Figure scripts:
** start **

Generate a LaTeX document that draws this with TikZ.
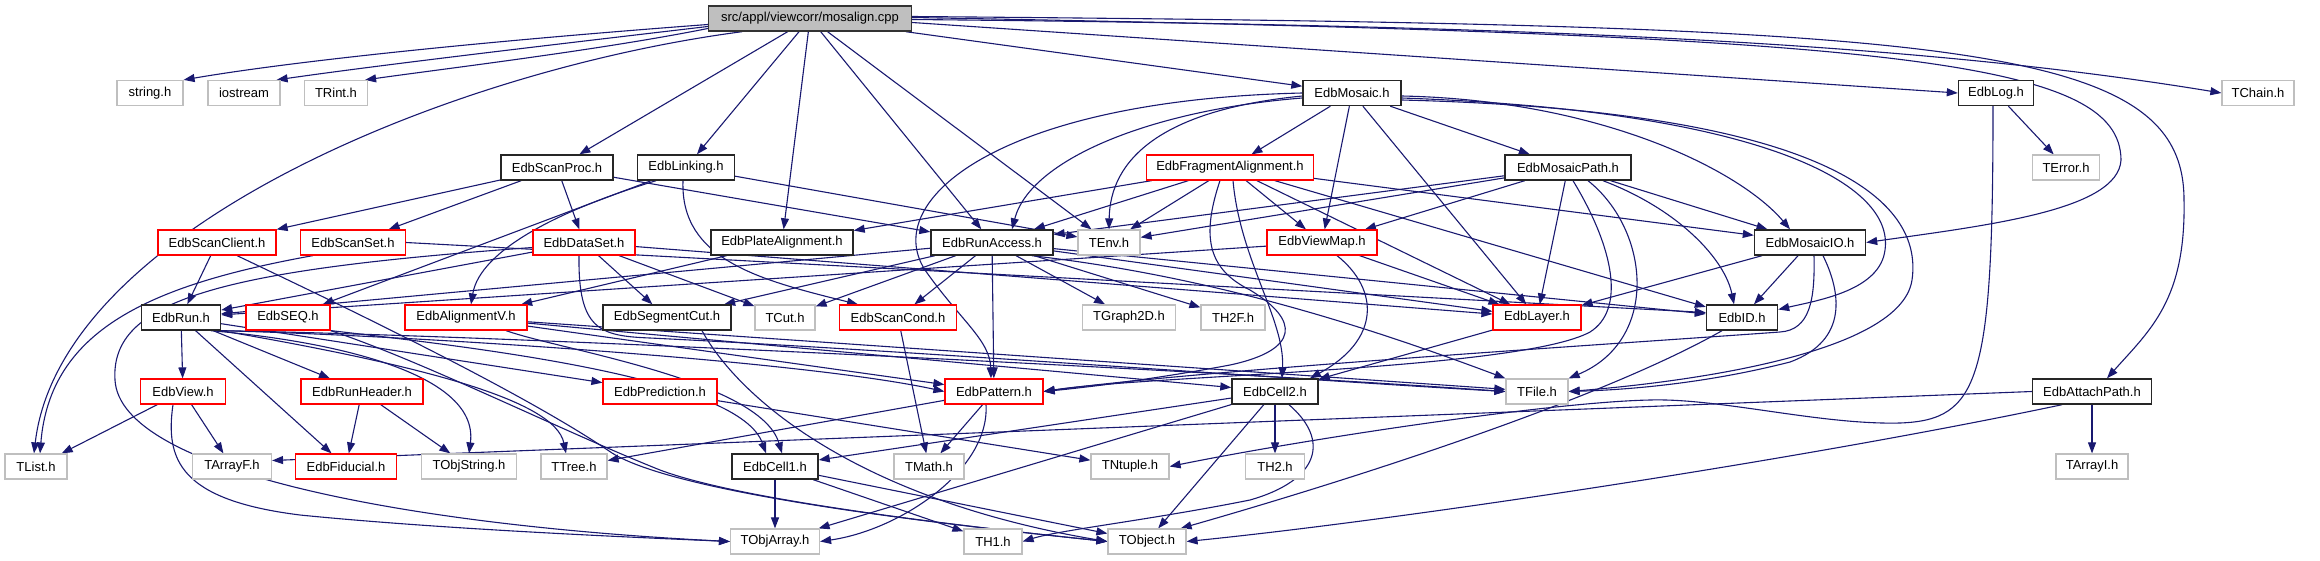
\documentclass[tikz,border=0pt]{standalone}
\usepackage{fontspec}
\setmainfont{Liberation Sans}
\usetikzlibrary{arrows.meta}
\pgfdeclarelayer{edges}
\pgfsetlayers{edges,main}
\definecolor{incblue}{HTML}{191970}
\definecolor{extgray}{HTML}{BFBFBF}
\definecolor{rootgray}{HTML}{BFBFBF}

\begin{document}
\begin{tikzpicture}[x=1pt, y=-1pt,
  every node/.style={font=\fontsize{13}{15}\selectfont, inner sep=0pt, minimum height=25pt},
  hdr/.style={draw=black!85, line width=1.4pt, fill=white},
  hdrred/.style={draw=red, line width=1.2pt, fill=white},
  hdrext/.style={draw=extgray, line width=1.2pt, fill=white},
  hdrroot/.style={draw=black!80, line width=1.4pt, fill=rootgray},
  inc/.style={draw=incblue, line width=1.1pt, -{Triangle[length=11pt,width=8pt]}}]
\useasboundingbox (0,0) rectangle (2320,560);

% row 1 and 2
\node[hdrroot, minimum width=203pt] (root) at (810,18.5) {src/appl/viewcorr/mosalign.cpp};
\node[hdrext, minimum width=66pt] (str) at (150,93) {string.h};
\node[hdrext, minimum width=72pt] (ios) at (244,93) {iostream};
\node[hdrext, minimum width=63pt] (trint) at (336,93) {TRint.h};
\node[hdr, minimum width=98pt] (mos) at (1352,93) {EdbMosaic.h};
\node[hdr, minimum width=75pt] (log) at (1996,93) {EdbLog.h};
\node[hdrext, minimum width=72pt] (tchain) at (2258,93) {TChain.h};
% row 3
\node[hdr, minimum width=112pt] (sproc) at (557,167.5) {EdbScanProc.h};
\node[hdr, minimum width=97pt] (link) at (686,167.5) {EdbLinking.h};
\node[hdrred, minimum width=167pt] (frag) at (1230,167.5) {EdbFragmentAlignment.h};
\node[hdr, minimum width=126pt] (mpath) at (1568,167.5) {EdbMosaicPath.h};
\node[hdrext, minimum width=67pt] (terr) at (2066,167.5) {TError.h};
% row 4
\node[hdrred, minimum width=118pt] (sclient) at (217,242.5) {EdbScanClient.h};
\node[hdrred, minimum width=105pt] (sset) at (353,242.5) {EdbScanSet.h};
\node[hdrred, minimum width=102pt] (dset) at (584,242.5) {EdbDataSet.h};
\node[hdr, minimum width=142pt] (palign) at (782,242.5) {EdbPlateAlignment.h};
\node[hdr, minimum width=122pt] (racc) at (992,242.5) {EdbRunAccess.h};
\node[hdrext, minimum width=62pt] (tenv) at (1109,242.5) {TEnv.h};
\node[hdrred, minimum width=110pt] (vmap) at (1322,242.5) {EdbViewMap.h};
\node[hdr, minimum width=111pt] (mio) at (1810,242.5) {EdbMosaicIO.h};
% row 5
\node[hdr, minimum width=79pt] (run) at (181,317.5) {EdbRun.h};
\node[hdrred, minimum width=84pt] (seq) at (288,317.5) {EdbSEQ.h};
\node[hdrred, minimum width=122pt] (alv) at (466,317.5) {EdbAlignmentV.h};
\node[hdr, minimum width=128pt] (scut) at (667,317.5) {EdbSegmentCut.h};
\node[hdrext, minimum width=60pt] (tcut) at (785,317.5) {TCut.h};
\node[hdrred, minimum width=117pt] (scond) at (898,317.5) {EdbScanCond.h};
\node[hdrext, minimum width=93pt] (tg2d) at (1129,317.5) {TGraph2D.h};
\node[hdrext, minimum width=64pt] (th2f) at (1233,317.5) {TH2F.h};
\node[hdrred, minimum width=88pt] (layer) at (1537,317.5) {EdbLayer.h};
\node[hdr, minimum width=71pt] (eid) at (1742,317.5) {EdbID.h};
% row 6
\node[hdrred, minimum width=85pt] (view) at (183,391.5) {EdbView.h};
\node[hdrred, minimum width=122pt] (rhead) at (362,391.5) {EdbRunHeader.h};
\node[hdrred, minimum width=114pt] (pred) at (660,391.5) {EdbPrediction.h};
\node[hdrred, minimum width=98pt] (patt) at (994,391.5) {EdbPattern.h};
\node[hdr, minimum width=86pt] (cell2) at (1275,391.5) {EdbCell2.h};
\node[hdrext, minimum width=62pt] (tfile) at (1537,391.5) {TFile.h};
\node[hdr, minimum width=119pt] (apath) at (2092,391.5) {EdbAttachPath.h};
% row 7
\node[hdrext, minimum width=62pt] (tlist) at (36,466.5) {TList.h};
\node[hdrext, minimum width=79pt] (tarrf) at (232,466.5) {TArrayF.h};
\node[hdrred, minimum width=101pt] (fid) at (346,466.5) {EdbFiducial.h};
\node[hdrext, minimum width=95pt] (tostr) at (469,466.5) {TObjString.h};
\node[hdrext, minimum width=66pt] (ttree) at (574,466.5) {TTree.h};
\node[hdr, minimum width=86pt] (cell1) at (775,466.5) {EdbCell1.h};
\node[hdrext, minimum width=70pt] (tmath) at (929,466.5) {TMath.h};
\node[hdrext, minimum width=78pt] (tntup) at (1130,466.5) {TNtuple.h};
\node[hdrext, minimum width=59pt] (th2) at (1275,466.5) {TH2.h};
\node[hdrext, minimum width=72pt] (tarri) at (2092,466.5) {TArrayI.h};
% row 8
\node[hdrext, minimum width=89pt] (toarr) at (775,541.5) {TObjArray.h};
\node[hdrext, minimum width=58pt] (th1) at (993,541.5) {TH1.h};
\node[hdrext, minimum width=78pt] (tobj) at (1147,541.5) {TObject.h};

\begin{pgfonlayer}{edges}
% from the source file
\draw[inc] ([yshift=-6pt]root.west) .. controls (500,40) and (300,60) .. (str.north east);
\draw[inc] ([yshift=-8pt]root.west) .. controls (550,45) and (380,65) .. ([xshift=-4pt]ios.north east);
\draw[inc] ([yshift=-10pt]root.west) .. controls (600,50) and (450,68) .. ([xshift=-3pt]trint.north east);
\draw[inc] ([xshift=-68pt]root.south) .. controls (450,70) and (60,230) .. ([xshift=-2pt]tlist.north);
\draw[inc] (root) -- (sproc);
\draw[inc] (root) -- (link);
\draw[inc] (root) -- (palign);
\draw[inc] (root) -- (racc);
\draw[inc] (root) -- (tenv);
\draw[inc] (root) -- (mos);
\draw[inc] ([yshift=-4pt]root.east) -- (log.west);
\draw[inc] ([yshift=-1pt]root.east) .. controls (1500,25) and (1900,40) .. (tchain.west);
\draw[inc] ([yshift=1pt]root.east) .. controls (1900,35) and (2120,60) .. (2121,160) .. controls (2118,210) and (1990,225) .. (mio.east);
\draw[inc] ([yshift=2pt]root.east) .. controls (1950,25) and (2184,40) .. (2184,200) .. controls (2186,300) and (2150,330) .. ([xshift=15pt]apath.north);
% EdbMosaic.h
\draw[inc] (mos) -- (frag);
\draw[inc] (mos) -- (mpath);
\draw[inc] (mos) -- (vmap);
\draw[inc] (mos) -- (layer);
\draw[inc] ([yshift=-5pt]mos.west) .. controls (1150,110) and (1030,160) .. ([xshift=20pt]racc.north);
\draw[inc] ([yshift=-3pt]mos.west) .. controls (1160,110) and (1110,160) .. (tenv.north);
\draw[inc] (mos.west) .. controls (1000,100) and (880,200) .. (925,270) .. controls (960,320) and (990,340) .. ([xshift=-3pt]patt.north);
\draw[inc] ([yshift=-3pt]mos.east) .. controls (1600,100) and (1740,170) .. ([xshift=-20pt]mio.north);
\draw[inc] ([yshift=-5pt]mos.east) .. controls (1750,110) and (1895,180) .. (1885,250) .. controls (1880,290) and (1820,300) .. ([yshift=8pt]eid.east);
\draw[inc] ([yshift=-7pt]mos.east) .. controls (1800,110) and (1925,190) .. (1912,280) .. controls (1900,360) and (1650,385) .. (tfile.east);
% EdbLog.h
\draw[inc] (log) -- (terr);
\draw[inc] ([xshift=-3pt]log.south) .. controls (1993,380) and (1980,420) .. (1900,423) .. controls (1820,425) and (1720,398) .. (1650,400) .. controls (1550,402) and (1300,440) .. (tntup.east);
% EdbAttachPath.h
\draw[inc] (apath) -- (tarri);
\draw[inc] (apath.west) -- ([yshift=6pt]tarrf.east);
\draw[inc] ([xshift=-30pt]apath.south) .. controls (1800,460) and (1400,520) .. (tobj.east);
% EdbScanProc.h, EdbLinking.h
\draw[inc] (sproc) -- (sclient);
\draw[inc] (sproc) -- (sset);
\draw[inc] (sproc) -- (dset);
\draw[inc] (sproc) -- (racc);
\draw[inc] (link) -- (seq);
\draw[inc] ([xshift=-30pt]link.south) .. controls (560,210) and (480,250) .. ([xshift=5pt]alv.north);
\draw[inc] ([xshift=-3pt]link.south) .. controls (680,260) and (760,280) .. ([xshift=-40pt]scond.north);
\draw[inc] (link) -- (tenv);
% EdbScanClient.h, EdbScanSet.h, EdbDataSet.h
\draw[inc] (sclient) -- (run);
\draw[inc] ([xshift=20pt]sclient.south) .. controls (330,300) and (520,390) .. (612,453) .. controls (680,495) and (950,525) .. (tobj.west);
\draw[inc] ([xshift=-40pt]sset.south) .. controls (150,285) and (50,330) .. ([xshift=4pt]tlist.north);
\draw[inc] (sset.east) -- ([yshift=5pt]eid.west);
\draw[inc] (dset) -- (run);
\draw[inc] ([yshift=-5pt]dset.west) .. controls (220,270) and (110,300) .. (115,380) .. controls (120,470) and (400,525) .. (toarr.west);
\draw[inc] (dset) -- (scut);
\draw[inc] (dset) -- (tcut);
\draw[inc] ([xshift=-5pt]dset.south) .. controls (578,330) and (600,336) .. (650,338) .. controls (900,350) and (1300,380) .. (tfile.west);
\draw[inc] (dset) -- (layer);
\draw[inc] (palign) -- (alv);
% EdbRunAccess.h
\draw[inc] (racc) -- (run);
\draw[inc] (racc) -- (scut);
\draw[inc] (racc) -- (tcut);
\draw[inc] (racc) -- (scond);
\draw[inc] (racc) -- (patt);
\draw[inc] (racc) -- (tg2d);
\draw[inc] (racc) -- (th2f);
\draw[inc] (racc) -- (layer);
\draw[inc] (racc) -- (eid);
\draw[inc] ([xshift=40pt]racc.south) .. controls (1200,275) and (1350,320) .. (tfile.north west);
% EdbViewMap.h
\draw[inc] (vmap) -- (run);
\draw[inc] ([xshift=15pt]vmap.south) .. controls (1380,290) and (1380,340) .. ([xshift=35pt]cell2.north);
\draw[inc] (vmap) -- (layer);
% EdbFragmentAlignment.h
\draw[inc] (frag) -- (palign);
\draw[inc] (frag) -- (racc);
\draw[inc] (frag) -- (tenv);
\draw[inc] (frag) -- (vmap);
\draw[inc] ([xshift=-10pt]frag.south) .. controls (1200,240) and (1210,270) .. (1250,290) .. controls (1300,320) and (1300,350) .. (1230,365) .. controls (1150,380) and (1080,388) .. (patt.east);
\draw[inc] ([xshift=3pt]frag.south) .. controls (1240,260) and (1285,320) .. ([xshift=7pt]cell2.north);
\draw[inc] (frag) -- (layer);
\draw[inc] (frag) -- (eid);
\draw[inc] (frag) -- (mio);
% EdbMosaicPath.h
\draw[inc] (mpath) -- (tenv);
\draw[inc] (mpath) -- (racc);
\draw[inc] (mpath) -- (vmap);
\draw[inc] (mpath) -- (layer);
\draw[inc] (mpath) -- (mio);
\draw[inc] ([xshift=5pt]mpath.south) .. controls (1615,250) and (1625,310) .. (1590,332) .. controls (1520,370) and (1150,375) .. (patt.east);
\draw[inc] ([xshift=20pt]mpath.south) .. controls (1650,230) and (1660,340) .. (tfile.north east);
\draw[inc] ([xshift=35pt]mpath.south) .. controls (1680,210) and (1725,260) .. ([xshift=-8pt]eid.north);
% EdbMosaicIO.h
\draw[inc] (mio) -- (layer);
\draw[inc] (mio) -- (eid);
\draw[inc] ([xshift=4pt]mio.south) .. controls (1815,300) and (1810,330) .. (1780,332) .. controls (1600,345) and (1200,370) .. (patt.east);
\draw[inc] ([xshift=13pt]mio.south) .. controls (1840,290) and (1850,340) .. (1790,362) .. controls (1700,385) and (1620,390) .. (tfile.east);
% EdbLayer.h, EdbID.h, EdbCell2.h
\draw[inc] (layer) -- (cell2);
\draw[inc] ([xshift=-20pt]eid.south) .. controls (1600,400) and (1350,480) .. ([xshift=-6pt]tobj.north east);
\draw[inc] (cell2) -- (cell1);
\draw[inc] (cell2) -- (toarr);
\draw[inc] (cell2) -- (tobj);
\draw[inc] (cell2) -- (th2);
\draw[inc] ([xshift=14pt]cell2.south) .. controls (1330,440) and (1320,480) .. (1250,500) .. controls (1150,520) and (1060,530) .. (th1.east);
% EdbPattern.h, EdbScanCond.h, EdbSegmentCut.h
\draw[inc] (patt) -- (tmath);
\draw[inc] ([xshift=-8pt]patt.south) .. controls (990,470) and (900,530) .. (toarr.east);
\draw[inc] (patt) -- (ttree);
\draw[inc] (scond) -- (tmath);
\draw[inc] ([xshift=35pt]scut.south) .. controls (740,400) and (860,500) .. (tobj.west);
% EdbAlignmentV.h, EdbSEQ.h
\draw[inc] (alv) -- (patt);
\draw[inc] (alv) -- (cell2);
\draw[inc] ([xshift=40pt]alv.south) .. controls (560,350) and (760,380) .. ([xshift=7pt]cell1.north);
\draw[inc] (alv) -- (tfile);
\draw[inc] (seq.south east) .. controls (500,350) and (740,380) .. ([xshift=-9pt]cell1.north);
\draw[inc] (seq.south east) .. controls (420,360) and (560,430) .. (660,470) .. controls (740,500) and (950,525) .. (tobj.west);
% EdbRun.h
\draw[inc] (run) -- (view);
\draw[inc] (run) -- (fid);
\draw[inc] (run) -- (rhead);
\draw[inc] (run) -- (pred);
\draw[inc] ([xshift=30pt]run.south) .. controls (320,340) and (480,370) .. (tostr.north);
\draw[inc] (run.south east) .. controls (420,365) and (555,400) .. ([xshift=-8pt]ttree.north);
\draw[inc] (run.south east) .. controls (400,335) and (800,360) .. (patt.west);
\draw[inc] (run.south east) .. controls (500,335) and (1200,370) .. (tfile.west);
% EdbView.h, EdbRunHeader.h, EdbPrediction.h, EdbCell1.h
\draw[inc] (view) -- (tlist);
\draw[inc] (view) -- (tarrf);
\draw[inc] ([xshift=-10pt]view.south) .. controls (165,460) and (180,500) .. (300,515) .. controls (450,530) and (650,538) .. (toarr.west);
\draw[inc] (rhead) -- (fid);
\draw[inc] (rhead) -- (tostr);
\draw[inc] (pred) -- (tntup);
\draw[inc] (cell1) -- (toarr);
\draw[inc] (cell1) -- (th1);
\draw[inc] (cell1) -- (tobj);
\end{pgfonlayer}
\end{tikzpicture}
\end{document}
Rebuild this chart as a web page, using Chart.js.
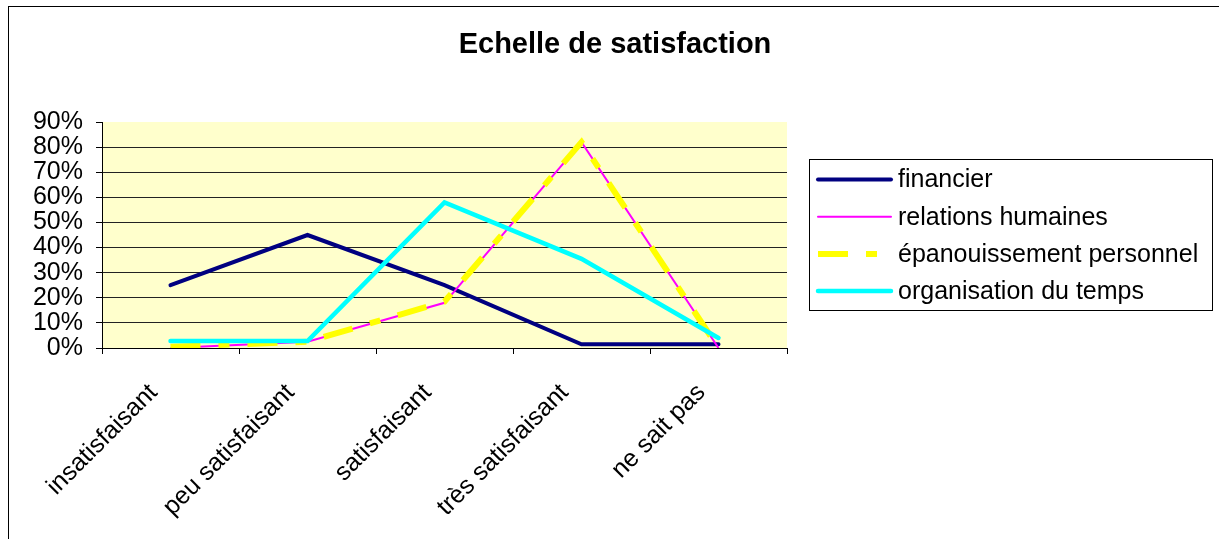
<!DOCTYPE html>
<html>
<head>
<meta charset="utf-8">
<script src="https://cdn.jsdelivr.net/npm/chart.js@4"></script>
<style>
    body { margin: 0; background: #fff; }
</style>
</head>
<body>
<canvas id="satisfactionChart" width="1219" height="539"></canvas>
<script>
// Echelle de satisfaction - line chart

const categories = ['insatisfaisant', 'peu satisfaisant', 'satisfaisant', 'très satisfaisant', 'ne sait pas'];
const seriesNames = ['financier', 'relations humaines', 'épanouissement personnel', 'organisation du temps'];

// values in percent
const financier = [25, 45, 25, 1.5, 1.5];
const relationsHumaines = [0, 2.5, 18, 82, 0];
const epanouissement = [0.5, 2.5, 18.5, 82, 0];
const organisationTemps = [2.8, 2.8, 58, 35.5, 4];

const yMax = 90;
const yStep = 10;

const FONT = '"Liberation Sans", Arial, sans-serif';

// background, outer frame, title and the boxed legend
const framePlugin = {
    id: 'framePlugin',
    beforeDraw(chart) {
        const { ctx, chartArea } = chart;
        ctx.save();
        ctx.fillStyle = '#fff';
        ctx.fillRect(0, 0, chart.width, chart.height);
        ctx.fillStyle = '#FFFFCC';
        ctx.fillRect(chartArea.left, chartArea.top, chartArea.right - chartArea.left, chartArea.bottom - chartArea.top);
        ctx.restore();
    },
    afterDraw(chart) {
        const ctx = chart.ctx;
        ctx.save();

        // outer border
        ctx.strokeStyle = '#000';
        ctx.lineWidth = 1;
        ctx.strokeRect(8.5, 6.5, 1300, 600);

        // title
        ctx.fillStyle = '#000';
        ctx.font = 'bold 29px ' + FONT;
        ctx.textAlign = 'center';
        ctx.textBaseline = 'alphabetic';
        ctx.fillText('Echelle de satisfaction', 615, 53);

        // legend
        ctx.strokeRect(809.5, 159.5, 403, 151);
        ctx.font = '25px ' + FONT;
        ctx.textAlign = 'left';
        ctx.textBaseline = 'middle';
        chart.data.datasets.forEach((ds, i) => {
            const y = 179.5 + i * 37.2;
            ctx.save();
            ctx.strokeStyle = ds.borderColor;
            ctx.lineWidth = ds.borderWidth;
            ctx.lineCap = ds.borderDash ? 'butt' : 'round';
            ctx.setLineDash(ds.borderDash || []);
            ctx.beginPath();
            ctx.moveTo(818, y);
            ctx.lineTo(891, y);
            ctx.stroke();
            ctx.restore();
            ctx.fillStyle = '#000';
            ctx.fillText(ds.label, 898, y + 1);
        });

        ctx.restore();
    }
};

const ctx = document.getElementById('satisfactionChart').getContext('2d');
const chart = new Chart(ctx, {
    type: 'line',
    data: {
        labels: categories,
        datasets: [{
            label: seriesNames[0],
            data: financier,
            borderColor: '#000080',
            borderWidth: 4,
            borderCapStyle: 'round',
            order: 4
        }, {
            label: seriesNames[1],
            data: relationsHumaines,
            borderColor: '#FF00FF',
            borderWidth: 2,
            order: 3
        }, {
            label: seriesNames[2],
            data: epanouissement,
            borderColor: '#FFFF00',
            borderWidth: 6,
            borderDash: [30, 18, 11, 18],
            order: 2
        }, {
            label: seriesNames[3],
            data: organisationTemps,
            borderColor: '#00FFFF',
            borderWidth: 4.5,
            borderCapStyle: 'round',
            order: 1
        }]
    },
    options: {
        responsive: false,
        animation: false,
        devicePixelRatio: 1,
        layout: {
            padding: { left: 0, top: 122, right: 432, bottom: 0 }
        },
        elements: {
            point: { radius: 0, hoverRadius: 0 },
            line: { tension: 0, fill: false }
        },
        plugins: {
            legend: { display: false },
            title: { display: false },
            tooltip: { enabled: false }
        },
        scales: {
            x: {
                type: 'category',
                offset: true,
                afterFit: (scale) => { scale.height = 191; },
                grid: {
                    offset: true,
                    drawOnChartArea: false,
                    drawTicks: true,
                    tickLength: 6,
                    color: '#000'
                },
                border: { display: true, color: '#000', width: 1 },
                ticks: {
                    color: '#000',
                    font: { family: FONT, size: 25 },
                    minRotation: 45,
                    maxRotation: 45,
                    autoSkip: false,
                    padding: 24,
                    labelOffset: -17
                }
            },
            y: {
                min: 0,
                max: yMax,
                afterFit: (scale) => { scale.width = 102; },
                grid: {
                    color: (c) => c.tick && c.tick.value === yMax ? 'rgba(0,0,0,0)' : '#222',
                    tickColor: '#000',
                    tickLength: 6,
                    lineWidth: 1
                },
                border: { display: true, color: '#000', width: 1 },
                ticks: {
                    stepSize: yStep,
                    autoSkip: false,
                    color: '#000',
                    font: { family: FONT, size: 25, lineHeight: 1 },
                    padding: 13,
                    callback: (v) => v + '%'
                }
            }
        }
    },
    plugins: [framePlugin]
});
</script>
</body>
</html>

** end **

The request: Starting at the line with "Rebuild this chart" and ending at the line with "const seriesNames = ['financier', 'relations", copy each line exactly, both ends included. Do not copy the pictures.

Answer in full:
Rebuild this chart as a web page, using Chart.js.
<!DOCTYPE html>
<html>
<head>
<meta charset="utf-8">
<script src="https://cdn.jsdelivr.net/npm/chart.js@4"></script>
<style>
    body { margin: 0; background: #fff; }
</style>
</head>
<body>
<canvas id="satisfactionChart" width="1219" height="539"></canvas>
<script>
// Echelle de satisfaction - line chart

const categories = ['insatisfaisant', 'peu satisfaisant', 'satisfaisant', 'très satisfaisant', 'ne sait pas'];
const seriesNames = ['financier', 'relations humaines', 'épanouissement personnel', 'organisation du temps'];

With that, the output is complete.